Une SCI holding immobilière nécessitera un objet social élargi : « La prise de participations dans toutes sociétés civiles ou commerciales ayant un objet immobilier, la gestion de ces participations, l’acquisition et la gestion directe de biens immobiliers, ainsi que toutes opérations financières et de trésorerie entre sociétés du groupe ». Cette rédaction autorise les opérations de restructuration patrimoniale complexes et la mutualisation des moyens financiers.

Modification ultérieure de l’objet social et procédures associées

La modification de l’objet social d’une SCI constitue une décision extraordinaire qui nécessite le respect d’une procédure formalisée. L’assemblée générale extraordinaire des associés doit approuver cette modification à l’unanimité ou selon les conditions de majorité prévues dans les statuts. Cette décision implique généralement une refonte complète de la stratégie patrimoniale de la société et peut avoir des conséquences fiscales significatives.

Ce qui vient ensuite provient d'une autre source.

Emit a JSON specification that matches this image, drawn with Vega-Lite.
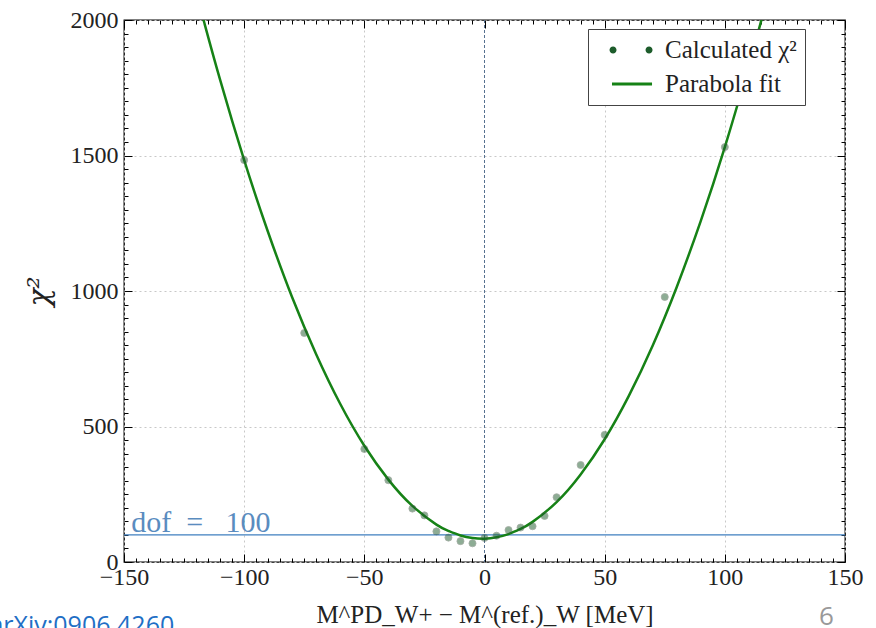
{
  "$schema": "https://vega.github.io/schema/vega-lite/v6.json",
  "width": 721,
  "height": 542,
  "autosize": {"type": "none"},
  "padding": {"left": 124, "top": 20, "right": 31, "bottom": 66},
  "background": "white",
  "config": {
    "view": {"stroke": "#000", "strokeWidth": 1.3},
    "font": "Liberation Serif",
    "axis": {
      "domain": false,
      "labelFont": "Liberation Serif",
      "labelFontSize": 24,
      "labelColor": "#222",
      "tickColor": "#000",
      "tickWidth": 1,
      "titleFont": "Liberation Serif",
      "titleFontWeight": "normal",
      "titleColor": "#222",
      "labelOverlap": false,
      "labelFlush": false
    }
  },
  "datasets": {
    "chi": [
      {"x": -118, "y": 2036, "series": "Parabola fit"},
      {"x": -116.5, "y": 1987, "series": "Parabola fit"},
      {"x": -110, "y": 1779, "series": "Parabola fit"},
      {"x": -100, "y": 1483, "series": "Parabola fit"},
      {"x": -90, "y": 1216, "series": "Parabola fit"},
      {"x": -80, "y": 976, "series": "Parabola fit"},
      {"x": -70, "y": 766, "series": "Parabola fit"},
      {"x": -60, "y": 583, "series": "Parabola fit"},
      {"x": -50, "y": 429, "series": "Parabola fit"},
      {"x": -40, "y": 304, "series": "Parabola fit"},
      {"x": -30, "y": 207, "series": "Parabola fit"},
      {"x": -20, "y": 138, "series": "Parabola fit"},
      {"x": -15, "y": 114.5, "series": "Parabola fit"},
      {"x": -10, "y": 98, "series": "Parabola fit"},
      {"x": -5, "y": 88.5, "series": "Parabola fit"},
      {"x": 0, "y": 86, "series": "Parabola fit"},
      {"x": 5, "y": 91, "series": "Parabola fit"},
      {"x": 10, "y": 103, "series": "Parabola fit"},
      {"x": 15, "y": 122, "series": "Parabola fit"},
      {"x": 20, "y": 148, "series": "Parabola fit"},
      {"x": 30, "y": 221, "series": "Parabola fit"},
      {"x": 40, "y": 323, "series": "Parabola fit"},
      {"x": 50, "y": 453, "series": "Parabola fit"},
      {"x": 60, "y": 612, "series": "Parabola fit"},
      {"x": 70, "y": 799, "series": "Parabola fit"},
      {"x": 80, "y": 1015, "series": "Parabola fit"},
      {"x": 90, "y": 1259, "series": "Parabola fit"},
      {"x": 100, "y": 1531, "series": "Parabola fit"},
      {"x": 110, "y": 1832, "series": "Parabola fit"},
      {"x": 115, "y": 1993, "series": "Parabola fit"},
      {"x": 117, "y": 2059, "series": "Parabola fit"},
      {"x": -100, "y": 1483, "series": "Calculated χ²"},
      {"x": -75, "y": 845, "series": "Calculated χ²"},
      {"x": -50, "y": 417, "series": "Calculated χ²"},
      {"x": -40, "y": 302, "series": "Calculated χ²"},
      {"x": -30, "y": 197, "series": "Calculated χ²"},
      {"x": -25, "y": 172, "series": "Calculated χ²"},
      {"x": -20, "y": 113, "series": "Calculated χ²"},
      {"x": -15, "y": 90, "series": "Calculated χ²"},
      {"x": -10, "y": 77, "series": "Calculated χ²"},
      {"x": -5, "y": 69, "series": "Calculated χ²"},
      {"x": 0, "y": 89, "series": "Calculated χ²"},
      {"x": 5, "y": 97, "series": "Calculated χ²"},
      {"x": 10, "y": 118, "series": "Calculated χ²"},
      {"x": 15, "y": 127, "series": "Calculated χ²"},
      {"x": 20, "y": 132, "series": "Calculated χ²"},
      {"x": 25, "y": 170, "series": "Calculated χ²"},
      {"x": 30, "y": 239, "series": "Calculated χ²"},
      {"x": 40, "y": 358, "series": "Calculated χ²"},
      {"x": 50, "y": 469, "series": "Calculated χ²"},
      {"x": 75, "y": 978, "series": "Calculated χ²"},
      {"x": 100, "y": 1531, "series": "Calculated χ²"}
    ],
    "one": [{"k": 1}]
  },
  "resolve": {"axis": {"x": "independent", "y": "independent"}},
  "layer": [
    {
      "data": {"name": "one"},
      "mark": {"type": "rule", "color": "#56708f", "strokeWidth": 1, "strokeDash": [3, 2]},
      "encoding": {
        "x": {"datum": 0, "type": "quantitative", "scale": {"domain": [-150, 150], "nice": false, "zero": false},
          "axis": {
            "orient": "bottom",
            "values": [-150,-145,-140,-135,-130,-125,-120,-115,-110,-105,-100,-95,-90,-85,-80,-75,-70,-65,-60,-55,-50,-45,-40,-35,-30,-25,-20,-15,-10,-5,0,5,10,15,20,25,30,35,40,45,50,55,60,65,70,75,80,85,90,95,100,105,110,115,120,125,130,135,140,145,150],
            "labelExpr": "datum.value % 50 === 0 ? (datum.value < 0 ? '\u2212' + abs(datum.value) : '' + datum.value) : ''",
            "tickSize": {"condition": {"test": "datum.value % 50 === 0", "value": -8}, "value": -4},
            "labelPadding": 11,
            "grid": true,
            "gridColor": "#c8c8c8",
            "gridDash": [2, 3],
            "gridWidth": 1,
            "gridOpacity": {"condition": {"test": "datum.value % 50 === 0 && datum.value !== 0", "value": 1}, "value": 0},
            "title": "M^PD_W+ \u2212 M^(ref.)_W  [MeV]",
            "titleFontSize": 25,
            "titlePadding": 9
          }
        }
      }
    },
    {
      "data": {"name": "one"},
      "mark": {"type": "rule", "color": "#3f7fbf", "strokeWidth": 1.2},
      "encoding": {
        "y": {"datum": 100, "type": "quantitative", "scale": {"domain": [0, 2000], "nice": false, "zero": false},
          "axis": {
            "orient": "left",
            "values": [0,50,100,150,200,250,300,350,400,450,500,550,600,650,700,750,800,850,900,950,1000,1050,1100,1150,1200,1250,1300,1350,1400,1450,1500,1550,1600,1650,1700,1750,1800,1850,1900,1950,2000],
            "labelExpr": "datum.value % 500 === 0 ? '' + datum.value : ''",
            "tickSize": {"condition": {"test": "datum.value % 500 === 0", "value": -8}, "value": -4},
            "labelPadding": 14,
            "grid": true,
            "gridColor": "#c8c8c8",
            "gridDash": [2, 3],
            "gridWidth": 1,
            "gridOpacity": {"condition": {"test": "datum.value % 500 === 0", "value": 1}, "value": 0},
            "title": "χ²",
            "titleFont": "DejaVu Serif",
            "titleFontStyle": "italic",
            "titleFontSize": 30,
            "titlePadding": 16
          }
        }
      }
    },
    {
      "data": {"name": "chi"},
      "transform": [{"filter": "datum.series === 'Parabola fit'"}],
      "mark": {"type": "line", "strokeWidth": 2.5, "interpolate": "natural", "clip": true},
      "encoding": {
        "x": {"field": "x", "type": "quantitative",
          "axis": {
            "orient": "top",
            "values": [-150,-145,-140,-135,-130,-125,-120,-115,-110,-105,-100,-95,-90,-85,-80,-75,-70,-65,-60,-55,-50,-45,-40,-35,-30,-25,-20,-15,-10,-5,0,5,10,15,20,25,30,35,40,45,50,55,60,65,70,75,80,85,90,95,100,105,110,115,120,125,130,135,140,145,150],
            "labels": false,
            "tickSize": {"condition": {"test": "datum.value % 50 === 0", "value": -8}, "value": -4},
            "grid": false,
            "title": null
          }
        },
        "y": {"field": "y", "type": "quantitative",
          "axis": {
            "orient": "right",
            "values": [0,50,100,150,200,250,300,350,400,450,500,550,600,650,700,750,800,850,900,950,1000,1050,1100,1150,1200,1250,1300,1350,1400,1450,1500,1550,1600,1650,1700,1750,1800,1850,1900,1950,2000],
            "labels": false,
            "tickSize": {"condition": {"test": "datum.value % 500 === 0", "value": -8}, "value": -4},
            "grid": false,
            "title": null
          }
        },
        "color": {"field": "series", "type": "nominal",
          "scale": {"domain": ["Calculated χ²", "Parabola fit"], "range": ["#1d5c2b", "#168216"]},
          "legend": {
            "title": null,
            "orient": "none",
            "legendX": 464,
            "legendY": 9,
            "fillColor": "white",
            "strokeColor": "#444",
            "padding": 8,
            "cornerRadius": 0,
            "labelFont": "Liberation Serif",
            "labelFontSize": 25,
            "labelColor": "#222",
            "labelOffset": 43,
            "symbolSize": 676,
            "rowPadding": 8,
            "symbolStrokeWidth": 0,
            "encode": {
              "symbols": {
                "update": {
                  "shape": {"signal": "datum.value === 'Parabola fit' ? 'M0.23,-0.115H3.31V0.115H0.23Z' : 'M0.04,0A0.27,0.27,0,1,0,0.58,0A0.27,0.27,0,1,0,0.04,0ZM2.81,0A0.27,0.27,0,1,0,3.35,0A0.27,0.27,0,1,0,2.81,0Z'"},
                  "fill": {"signal": "datum.value === 'Parabola fit' ? '#168216' : '#1d5c2b'"},
                  "opacity": {"value": 1},
                  "strokeWidth": {"value": 0}
                }
              }
            }
          }
        }
      }
    },
    {
      "data": {"name": "chi"},
      "transform": [{"filter": "datum.series !== 'Parabola fit'"}],
      "mark": {"type": "circle", "size": 50, "opacity": 0.5, "stroke": "#4a5a4a", "strokeWidth": 0.8},
      "encoding": {
        "x": {"field": "x", "type": "quantitative", "axis": null},
        "y": {"field": "y", "type": "quantitative", "axis": null},
        "color": {"field": "series", "type": "nominal"}
      }
    },
    {
      "data": {"name": "one"},
      "mark": {"type": "text", "align": "left", "baseline": "alphabetic", "font": "Liberation Serif", "fontSize": 30, "color": "#5a8cbf", "clip": false},
      "encoding": {
        "x": {"datum": -147, "type": "quantitative", "axis": null},
        "y": {"datum": 112, "type": "quantitative", "axis": null},
        "text": {"value": "dof\u00a0\u00a0=\u00a0\u00a0\u00a0100"}
      }
    },
    {
      "data": {"name": "one"},
      "mark": {"type": "text", "align": "left", "baseline": "alphabetic", "font": "Open Sans", "fontSize": 25, "color": "#1f6fc5", "clip": false},
      "encoding": {
        "x": {"datum": -206, "type": "quantitative", "axis": null},
        "y": {"datum": -266, "type": "quantitative", "axis": null},
        "text": {"value": "arXiv:0906.4260"}
      }
    },
    {
      "data": {"name": "one"},
      "mark": {"type": "text", "align": "center", "baseline": "alphabetic", "font": "Open Sans", "fontSize": 26, "color": "#999999", "clip": false},
      "encoding": {
        "x": {"datum": 142.3, "type": "quantitative", "axis": null},
        "y": {"datum": -232, "type": "quantitative", "axis": null},
        "text": {"value": "6"}
      }
    }
  ]
}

La procédure administrative comprend plusieurs étapes obligatoires : publication d’un avis de modification dans un journal d’annonces légales, dépôt des statuts modifiés au greffe du tribunal de commerce et mise à jour du registre du commerce et des sociétés. Ces formalités génèrent des coûts de l’ordre de 200 à 400 euros selon la complexité de la modification. Le délai de traitement est généralement de 15 jours à compter du dépôt complet du dossier.

L’impact fiscal de la modification doit être soigneusement évalué, particulièrement lorsque la nouvelle rédaction élargit significativement le champ d’activité de la société. L’administration fiscale peut remettre en cause certains avantages fiscaux antérieurs si elle considère que la modification constitue une cessation d’entreprise suivie d’une création nouvelle. Cette analyse nécessite généralement l’intervention d’un conseil fiscal spécialisé.

La anticipation constitue la meilleure stratégie pour éviter les modifications coûteuses. Une rédaction initiale extensive et bien pensée permet d’accompagner l’évolution naturelle des besoins patrimoniaux sans contrainte statutaire. Cette approche préventive représente un investissement initial modeste qui génère des économies substantielles sur le long terme et préserve la flexibilité opérationnelle de la structure.

Les associés doivent également considérer l’impact de la modification sur les relations contractuelles existantes, notamment les contrats de financement qui contiennent souvent des clauses de maintien d’objet social. Une modification substantielle peut déclencher l’exigibilité anticipée de certains prêts ou nécessiter l’accord préalable des établissements financiers. Cette dimension contractuelle justifie une approche prudente et concertée de toute évolution statutaire.